* Stated problem: Leave out the pictures; transcribe all else exactly.
──────── Material provided
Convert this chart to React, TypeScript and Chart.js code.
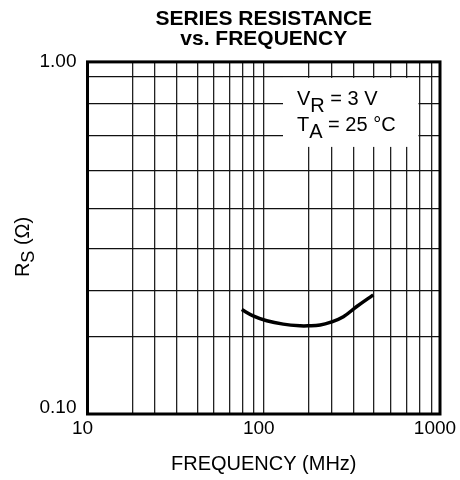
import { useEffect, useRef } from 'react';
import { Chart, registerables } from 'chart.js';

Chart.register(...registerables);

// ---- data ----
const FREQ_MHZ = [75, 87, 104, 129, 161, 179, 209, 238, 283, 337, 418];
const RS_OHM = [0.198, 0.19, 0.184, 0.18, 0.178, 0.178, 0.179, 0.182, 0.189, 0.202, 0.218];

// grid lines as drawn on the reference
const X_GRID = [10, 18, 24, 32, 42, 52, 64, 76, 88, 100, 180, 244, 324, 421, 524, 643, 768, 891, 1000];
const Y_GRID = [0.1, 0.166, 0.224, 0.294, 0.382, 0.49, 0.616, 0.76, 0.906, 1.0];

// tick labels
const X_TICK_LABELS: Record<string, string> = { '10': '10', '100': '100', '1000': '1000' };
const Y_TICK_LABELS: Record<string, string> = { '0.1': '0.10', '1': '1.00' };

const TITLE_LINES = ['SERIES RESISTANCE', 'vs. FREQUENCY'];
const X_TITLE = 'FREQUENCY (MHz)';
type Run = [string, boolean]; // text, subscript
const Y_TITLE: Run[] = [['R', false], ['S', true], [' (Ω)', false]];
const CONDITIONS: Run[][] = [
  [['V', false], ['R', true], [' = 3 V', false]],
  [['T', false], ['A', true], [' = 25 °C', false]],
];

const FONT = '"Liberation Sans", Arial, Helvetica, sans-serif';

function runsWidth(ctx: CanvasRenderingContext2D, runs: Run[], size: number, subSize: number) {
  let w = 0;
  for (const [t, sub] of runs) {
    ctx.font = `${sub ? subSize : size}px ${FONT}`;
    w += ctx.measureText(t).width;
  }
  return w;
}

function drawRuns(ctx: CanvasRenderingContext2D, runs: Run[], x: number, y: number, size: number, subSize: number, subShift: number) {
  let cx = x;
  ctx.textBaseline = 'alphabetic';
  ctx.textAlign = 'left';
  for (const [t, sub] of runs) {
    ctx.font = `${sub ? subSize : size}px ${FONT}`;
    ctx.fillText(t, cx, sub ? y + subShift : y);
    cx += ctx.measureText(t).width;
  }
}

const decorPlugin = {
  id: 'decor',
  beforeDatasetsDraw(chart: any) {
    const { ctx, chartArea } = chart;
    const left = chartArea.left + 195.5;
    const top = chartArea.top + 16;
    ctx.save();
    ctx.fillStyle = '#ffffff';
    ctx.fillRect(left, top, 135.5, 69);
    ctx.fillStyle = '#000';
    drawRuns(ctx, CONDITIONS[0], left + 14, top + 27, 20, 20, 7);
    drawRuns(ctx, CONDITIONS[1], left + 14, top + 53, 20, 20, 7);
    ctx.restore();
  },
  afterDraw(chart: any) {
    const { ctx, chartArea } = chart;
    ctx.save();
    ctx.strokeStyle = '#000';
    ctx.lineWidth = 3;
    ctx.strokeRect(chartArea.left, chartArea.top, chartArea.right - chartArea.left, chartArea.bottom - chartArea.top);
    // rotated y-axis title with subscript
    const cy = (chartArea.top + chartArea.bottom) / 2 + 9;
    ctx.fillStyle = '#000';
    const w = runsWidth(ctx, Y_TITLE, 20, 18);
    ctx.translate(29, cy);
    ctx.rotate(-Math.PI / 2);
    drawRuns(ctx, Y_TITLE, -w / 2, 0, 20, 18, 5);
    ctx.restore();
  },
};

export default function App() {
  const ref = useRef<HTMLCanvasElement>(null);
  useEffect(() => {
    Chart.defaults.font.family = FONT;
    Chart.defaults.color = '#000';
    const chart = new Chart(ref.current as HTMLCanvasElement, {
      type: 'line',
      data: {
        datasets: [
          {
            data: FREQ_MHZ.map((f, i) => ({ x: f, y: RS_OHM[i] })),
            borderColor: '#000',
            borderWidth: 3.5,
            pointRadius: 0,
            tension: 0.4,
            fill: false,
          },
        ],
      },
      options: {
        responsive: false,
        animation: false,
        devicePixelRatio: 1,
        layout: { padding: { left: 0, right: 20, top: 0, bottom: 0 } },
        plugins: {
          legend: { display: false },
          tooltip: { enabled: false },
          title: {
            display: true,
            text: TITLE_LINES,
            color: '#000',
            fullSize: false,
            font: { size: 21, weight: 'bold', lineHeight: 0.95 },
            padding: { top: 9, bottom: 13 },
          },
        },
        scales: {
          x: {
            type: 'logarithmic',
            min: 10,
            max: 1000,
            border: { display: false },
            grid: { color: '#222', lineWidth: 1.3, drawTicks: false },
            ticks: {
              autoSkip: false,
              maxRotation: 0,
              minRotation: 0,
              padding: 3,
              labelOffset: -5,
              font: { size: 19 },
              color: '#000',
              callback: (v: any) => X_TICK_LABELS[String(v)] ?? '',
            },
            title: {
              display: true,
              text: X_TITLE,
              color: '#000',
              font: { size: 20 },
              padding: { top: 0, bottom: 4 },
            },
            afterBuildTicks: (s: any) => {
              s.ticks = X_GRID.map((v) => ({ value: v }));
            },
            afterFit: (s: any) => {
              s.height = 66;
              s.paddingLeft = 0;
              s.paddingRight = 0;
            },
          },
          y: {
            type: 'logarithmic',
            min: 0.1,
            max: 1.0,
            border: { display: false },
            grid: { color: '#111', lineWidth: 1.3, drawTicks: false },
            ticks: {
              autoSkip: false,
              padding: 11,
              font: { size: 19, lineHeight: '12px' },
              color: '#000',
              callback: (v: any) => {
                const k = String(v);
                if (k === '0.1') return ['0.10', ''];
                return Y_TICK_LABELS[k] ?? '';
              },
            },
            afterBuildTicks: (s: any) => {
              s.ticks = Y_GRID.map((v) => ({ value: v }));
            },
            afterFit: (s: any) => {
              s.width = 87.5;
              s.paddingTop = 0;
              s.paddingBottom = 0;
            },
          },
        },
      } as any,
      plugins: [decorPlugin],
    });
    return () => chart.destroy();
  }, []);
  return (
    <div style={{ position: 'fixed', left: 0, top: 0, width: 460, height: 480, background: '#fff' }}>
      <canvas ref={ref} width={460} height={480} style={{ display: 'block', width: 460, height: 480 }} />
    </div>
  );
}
────────────────
* Solution:
Convert this chart to React, TypeScript and Chart.js code.
import { useEffect, useRef } from 'react';
import { Chart, registerables } from 'chart.js';

Chart.register(...registerables);

// ---- data ----
const FREQ_MHZ = [75, 87, 104, 129, 161, 179, 209, 238, 283, 337, 418];
const RS_OHM = [0.198, 0.19, 0.184, 0.18, 0.178, 0.178, 0.179, 0.182, 0.189, 0.202, 0.218];

// grid lines as drawn on the reference
const X_GRID = [10, 18, 24, 32, 42, 52, 64, 76, 88, 100, 180, 244, 324, 421, 524, 643, 768, 891, 1000];
const Y_GRID = [0.1, 0.166, 0.224, 0.294, 0.382, 0.49, 0.616, 0.76, 0.906, 1.0];

// tick labels
const X_TICK_LABELS: Record<string, string> = { '10': '10', '100': '100', '1000': '1000' };
const Y_TICK_LABELS: Record<string, string> = { '0.1': '0.10', '1': '1.00' };

const TITLE_LINES = ['SERIES RESISTANCE', 'vs. FREQUENCY'];
const X_TITLE = 'FREQUENCY (MHz)';
type Run = [string, boolean]; // text, subscript
const Y_TITLE: Run[] = [['R', false], ['S', true], [' (Ω)', false]];
const CONDITIONS: Run[][] = [
  [['V', false], ['R', true], [' = 3 V', false]],
  [['T', false], ['A', true], [' = 25 °C', false]],
];

const FONT = '"Liberation Sans", Arial, Helvetica, sans-serif';

function runsWidth(ctx: CanvasRenderingContext2D, runs: Run[], size: number, subSize: number) {
  let w = 0;
  for (const [t, sub] of runs) {
    ctx.font = `${sub ? subSize : size}px ${FONT}`;
    w += ctx.measureText(t).width;
  }
  return w;
}

function drawRuns(ctx: CanvasRenderingContext2D, runs: Run[], x: number, y: number, size: number, subSize: number, subShift: number) {
  let cx = x;
  ctx.textBaseline = 'alphabetic';
  ctx.textAlign = 'left';
  for (const [t, sub] of runs) {
    ctx.font = `${sub ? subSize : size}px ${FONT}`;
    ctx.fillText(t, cx, sub ? y + subShift : y);
    cx += ctx.measureText(t).width;
  }
}

const decorPlugin = {
  id: 'decor',
  beforeDatasetsDraw(chart: any) {
    const { ctx, chartArea } = chart;
    const left = chartArea.left + 195.5;
    const top = chartArea.top + 16;
    ctx.save();
    ctx.fillStyle = '#ffffff';
    ctx.fillRect(left, top, 135.5, 69);
    ctx.fillStyle = '#000';
    drawRuns(ctx, CONDITIONS[0], left + 14, top + 27, 20, 20, 7);
    drawRuns(ctx, CONDITIONS[1], left + 14, top + 53, 20, 20, 7);
    ctx.restore();
  },
  afterDraw(chart: any) {
    const { ctx, chartArea } = chart;
    ctx.save();
    ctx.strokeStyle = '#000';
    ctx.lineWidth = 3;
    ctx.strokeRect(chartArea.left, chartArea.top, chartArea.right - chartArea.left, chartArea.bottom - chartArea.top);
    // rotated y-axis title with subscript
    const cy = (chartArea.top + chartArea.bottom) / 2 + 9;
    ctx.fillStyle = '#000';
    const w = runsWidth(ctx, Y_TITLE, 20, 18);
    ctx.translate(29, cy);
    ctx.rotate(-Math.PI / 2);
    drawRuns(ctx, Y_TITLE, -w / 2, 0, 20, 18, 5);
    ctx.restore();
  },
};

export default function App() {
  const ref = useRef<HTMLCanvasElement>(null);
  useEffect(() => {
    Chart.defaults.font.family = FONT;
    Chart.defaults.color = '#000';
    const chart = new Chart(ref.current as HTMLCanvasElement, {
      type: 'line',
      data: {
        datasets: [
          {
            data: FREQ_MHZ.map((f, i) => ({ x: f, y: RS_OHM[i] })),
            borderColor: '#000',
            borderWidth: 3.5,
            pointRadius: 0,
            tension: 0.4,
            fill: false,
          },
        ],
      },
      options: {
        responsive: false,
        animation: false,
        devicePixelRatio: 1,
        layout: { padding: { left: 0, right: 20, top: 0, bottom: 0 } },
        plugins: {
          legend: { display: false },
          tooltip: { enabled: false },
          title: {
            display: true,
            text: TITLE_LINES,
            color: '#000',
            fullSize: false,
            font: { size: 21, weight: 'bold', lineHeight: 0.95 },
            padding: { top: 9, bottom: 13 },
          },
        },
        scales: {
          x: {
            type: 'logarithmic',
            min: 10,
            max: 1000,
            border: { display: false },
            grid: { color: '#222', lineWidth: 1.3, drawTicks: false },
            ticks: {
              autoSkip: false,
              maxRotation: 0,
              minRotation: 0,
              padding: 3,
              labelOffset: -5,
              font: { size: 19 },
              color: '#000',
              callback: (v: any) => X_TICK_LABELS[String(v)] ?? '',
            },
            title: {
              display: true,
              text: X_TITLE,
              color: '#000',
              font: { size: 20 },
              padding: { top: 0, bottom: 4 },
            },
            afterBuildTicks: (s: any) => {
              s.ticks = X_GRID.map((v) => ({ value: v }));
            },
            afterFit: (s: any) => {
              s.height = 66;
              s.paddingLeft = 0;
              s.paddingRight = 0;
            },
          },
          y: {
            type: 'logarithmic',
            min: 0.1,
            max: 1.0,
            border: { display: false },
            grid: { color: '#111', lineWidth: 1.3, drawTicks: false },
            ticks: {
              autoSkip: false,
              padding: 11,
              font: { size: 19, lineHeight: '12px' },
              color: '#000',
              callback: (v: any) => {
                const k = String(v);
                if (k === '0.1') return ['0.10', ''];
                return Y_TICK_LABELS[k] ?? '';
              },
            },
            afterBuildTicks: (s: any) => {
              s.ticks = Y_GRID.map((v) => ({ value: v }));
            },
            afterFit: (s: any) => {
              s.width = 87.5;
              s.paddingTop = 0;
              s.paddingBottom = 0;
            },
          },
        },
      } as any,
      plugins: [decorPlugin],
    });
    return () => chart.destroy();
  }, []);
  return (
    <div style={{ position: 'fixed', left: 0, top: 0, width: 460, height: 480, background: '#fff' }}>
      <canvas ref={ref} width={460} height={480} style={{ display: 'block', width: 460, height: 480 }} />
    </div>
  );
}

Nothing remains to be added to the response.